Skip to main content

Prerequisites

Sign up for a free Fish Audio account to get started with our API.
  1. Go to fish.audio/auth/signup
  2. Fill in your details to create an account, complete steps to verify your account.
  3. Log in to your account and navigate to the API section
Once you have an account, you’ll need an API key to authenticate your requests.
  1. Log in to your Fish Audio Dashboard
  2. Navigate to the API Keys section
  3. Click “Create New Key” and give it a descriptive name, set a expiration if desired
  4. Copy your key and store it securely
Keep your API key secret! Never commit it to version control or share it publicly.

Recipe

Phone networks carry narrowband audio at 8 kHz. Generating at a higher rate just forces the carrier to downsample on the way through — wasting bandwidth and often softening the result. Synthesize at 8 kHz directly and the bytes are ready to hand to your IVR or SIP stack. Set the sample rate on TTSConfig (it is not a top-level argument) and write the WAV to disk.
from fishaudio import FishAudio
from fishaudio.types import TTSConfig
from fishaudio.utils import save

client = FishAudio()

audio = client.tts.convert(
    text="Thank you for calling.
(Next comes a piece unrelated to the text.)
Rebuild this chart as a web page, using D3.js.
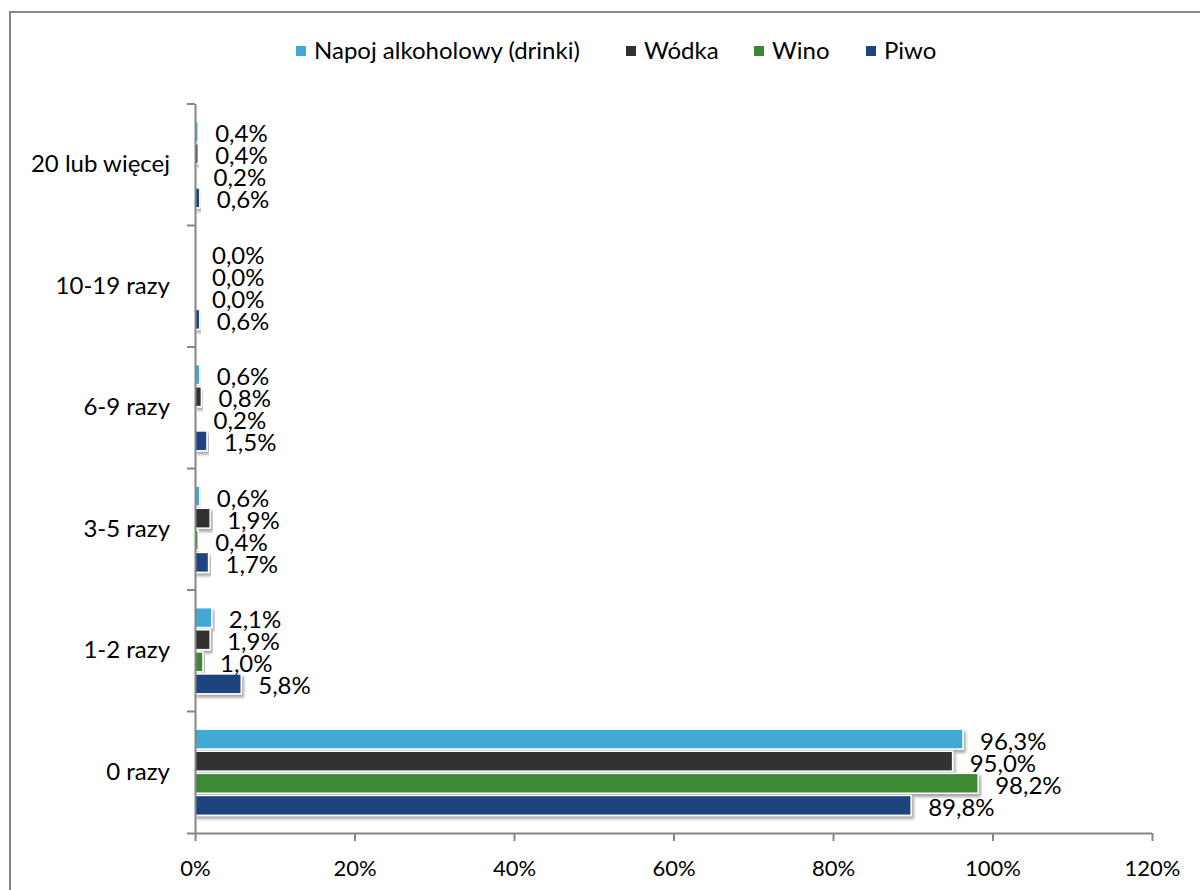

Press one to speak with an agent.",
    config=TTSConfig(format="wav", sample_rate=8000),
)

save(audio, "out.wav")
The output is a mono 8 kHz WAV — the standard for G.711 PCM telephony. For a headerless stream to feed straight into a SIP or RTP pipeline, switch to raw PCM with format="pcm"; the sample rate stays on TTSConfig.
audio = client.tts.convert(
    text="Thank you for calling. Press one to speak with an agent.",
    config=TTSConfig(format="pcm", sample_rate=8000),
)
API (curl)
curl --request POST https://api.fish.audio/v1/tts \
  --header "Authorization: Bearer $FISH_API_KEY" \
  --header "Content-Type: application/json" \
  --header "model: s2-pro" \
  --data '{ "text": "Thank you for calling. Press one to speak with an agent.", "format": "wav", "sample_rate": 8000 }' \
  --output out.wav
8 kHz discards everything above ~4 kHz, so plosives and sibilance lose detail. Keep prompts short and articulate, and reserve higher sample rates (16/24 kHz) for VoIP or recordings that never touch the legacy phone network.